## WHAT IS EXPECTED
Give every line of the data again, unchanged, but with no pictures.
===== INFORMATION SHOWN =====
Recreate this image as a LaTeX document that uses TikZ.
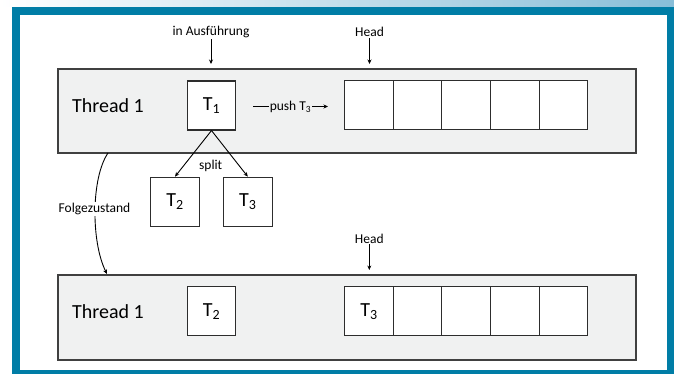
\documentclass[tikz,border=0pt]{standalone}
\usepackage{fontspec}
\setmainfont{Carlito}
\usetikzlibrary{arrows.meta}
\definecolor{frameblue}{RGB}{0,125,166}
\definecolor{lightblue}{RGB}{136,190,216}
\definecolor{boxgray}{RGB}{240,241,241}
\definecolor{edgegray}{RGB}{64,64,64}
\definecolor{celledge}{RGB}{45,45,45}
\begin{document}
\begin{tikzpicture}[x=1pt,y=-1pt,
  threadbox/.style={draw=edgegray, fill=boxgray, line width=1.3pt, minimum width=578pt, inner sep=0pt},
  taskbox/.style={draw=celledge, fill=white, line width=1.1pt, minimum width=48.6pt, minimum height=49pt, inner sep=0pt, font=\fontsize{20}{24}\selectfont},
  threadlabel/.style={anchor=west, inner sep=0pt, font=\fontsize{20}{24}\selectfont},
  smalllabel/.style={inner sep=1pt, font=\fontsize{13.5}{16}\selectfont},
  arr/.style={line width=0.9pt, -{Stealth[length=4.5pt,width=4pt]}}
]
\useasboundingbox (0,0) rectangle (674,374);
% frame
\shade[left color=white, right color=lightblue] (0,0) rectangle (674,7);
\fill[frameblue] (12,7) rectangle (674,374);
\fill[white] (20,15) rectangle (667,370);

% thread boxes
\node[threadbox, minimum height=84pt] (th1) at (347,111) {};
\node[threadbox, minimum height=85pt] (th2) at (347,317.5) {};
\node[threadlabel] (lab1) at (72,105.5) {Thread 1};
\node[threadlabel] (lab2) at (72,311.5) {Thread 1};

% top row
\node[taskbox] (t1) at (211.5,105.5) {T\textsubscript{1}};
\node[taskbox] (q1) at (369,105.3) {};
\node[taskbox] (q2) at (417.6,105.3) {};
\node[taskbox] (q3) at (466.2,105.3) {};
\node[taskbox] (q4) at (514.8,105.3) {};
\node[taskbox] (q5) at (563.4,105.3) {};

% split boxes
\node[taskbox] (s2) at (175,201.7) {T\textsubscript{2}};
\node[taskbox] (s3) at (247.8,201.7) {T\textsubscript{3}};
\draw[arr] (t1.south) -- (s2.north);
\draw[arr] (t1.south) -- (s3.north);
\node[smalllabel] (splitlab) at (210.7,166) {split};

% push
\coordinate (p1) at (253,106.5);
\coordinate (p2) at (328,106.5);
\draw[arr] (p1) -- node[smalllabel, fill=boxgray, inner sep=1pt] {push T\textsubscript{3}} (p2);

% bottom row
\node[taskbox] (b2) at (211.5,311.2) {T\textsubscript{2}};
\node[taskbox] (r1) at (369,311.2) {T\textsubscript{3}};
\node[taskbox] (r2) at (417.6,311.2) {};
\node[taskbox] (r3) at (466.2,311.2) {};
\node[taskbox] (r4) at (514.8,311.2) {};
\node[taskbox] (r5) at (563.4,311.2) {};

% top labels
\node[smalllabel] (ausf) at (211,32) {in Ausführung};
\coordinate (ausfend) at (211,64);
\draw[arr] (ausf.south) -- (ausfend);
\node[smalllabel] (head1) at (369.5,32) {Head};
\coordinate (head1end) at (369.5,64);
\draw[arr] (head1.south) -- (head1end);
\node[smalllabel] (head2) at (369.3,238.5) {Head};
\coordinate (head2end) at (369.3,270);
\draw[arr] (head2.south) -- (head2end);

% Folgezustand
\coordinate (f1) at (108,153);
\coordinate (f2) at (107,274);
\draw[arr] (f1) .. controls (91,178) and (91,242) .. (f2);
\node[smalllabel, fill=white] (folge) at (94.5,209) {Folgezustand};
\end{tikzpicture}
\end{document}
=====
## ANSWER IN FULL
Recreate this image as a LaTeX document that uses TikZ.
\documentclass[tikz,border=0pt]{standalone}
\usepackage{fontspec}
\setmainfont{Carlito}
\usetikzlibrary{arrows.meta}
\definecolor{frameblue}{RGB}{0,125,166}
\definecolor{lightblue}{RGB}{136,190,216}
\definecolor{boxgray}{RGB}{240,241,241}
\definecolor{edgegray}{RGB}{64,64,64}
\definecolor{celledge}{RGB}{45,45,45}
\begin{document}
\begin{tikzpicture}[x=1pt,y=-1pt,
  threadbox/.style={draw=edgegray, fill=boxgray, line width=1.3pt, minimum width=578pt, inner sep=0pt},
  taskbox/.style={draw=celledge, fill=white, line width=1.1pt, minimum width=48.6pt, minimum height=49pt, inner sep=0pt, font=\fontsize{20}{24}\selectfont},
  threadlabel/.style={anchor=west, inner sep=0pt, font=\fontsize{20}{24}\selectfont},
  smalllabel/.style={inner sep=1pt, font=\fontsize{13.5}{16}\selectfont},
  arr/.style={line width=0.9pt, -{Stealth[length=4.5pt,width=4pt]}}
]
\useasboundingbox (0,0) rectangle (674,374);
% frame
\shade[left color=white, right color=lightblue] (0,0) rectangle (674,7);
\fill[frameblue] (12,7) rectangle (674,374);
\fill[white] (20,15) rectangle (667,370);

% thread boxes
\node[threadbox, minimum height=84pt] (th1) at (347,111) {};
\node[threadbox, minimum height=85pt] (th2) at (347,317.5) {};
\node[threadlabel] (lab1) at (72,105.5) {Thread 1};
\node[threadlabel] (lab2) at (72,311.5) {Thread 1};

% top row
\node[taskbox] (t1) at (211.5,105.5) {T\textsubscript{1}};
\node[taskbox] (q1) at (369,105.3) {};
\node[taskbox] (q2) at (417.6,105.3) {};
\node[taskbox] (q3) at (466.2,105.3) {};
\node[taskbox] (q4) at (514.8,105.3) {};
\node[taskbox] (q5) at (563.4,105.3) {};

% split boxes
\node[taskbox] (s2) at (175,201.7) {T\textsubscript{2}};
\node[taskbox] (s3) at (247.8,201.7) {T\textsubscript{3}};
\draw[arr] (t1.south) -- (s2.north);
\draw[arr] (t1.south) -- (s3.north);
\node[smalllabel] (splitlab) at (210.7,166) {split};

% push
\coordinate (p1) at (253,106.5);
\coordinate (p2) at (328,106.5);
\draw[arr] (p1) -- node[smalllabel, fill=boxgray, inner sep=1pt] {push T\textsubscript{3}} (p2);

% bottom row
\node[taskbox] (b2) at (211.5,311.2) {T\textsubscript{2}};
\node[taskbox] (r1) at (369,311.2) {T\textsubscript{3}};
\node[taskbox] (r2) at (417.6,311.2) {};
\node[taskbox] (r3) at (466.2,311.2) {};
\node[taskbox] (r4) at (514.8,311.2) {};
\node[taskbox] (r5) at (563.4,311.2) {};

% top labels
\node[smalllabel] (ausf) at (211,32) {in Ausführung};
\coordinate (ausfend) at (211,64);
\draw[arr] (ausf.south) -- (ausfend);
\node[smalllabel] (head1) at (369.5,32) {Head};
\coordinate (head1end) at (369.5,64);
\draw[arr] (head1.south) -- (head1end);
\node[smalllabel] (head2) at (369.3,238.5) {Head};
\coordinate (head2end) at (369.3,270);
\draw[arr] (head2.south) -- (head2end);

% Folgezustand
\coordinate (f1) at (108,153);
\coordinate (f2) at (107,274);
\draw[arr] (f1) .. controls (91,178) and (91,242) .. (f2);
\node[smalllabel, fill=white] (folge) at (94.5,209) {Folgezustand};
\end{tikzpicture}
\end{document}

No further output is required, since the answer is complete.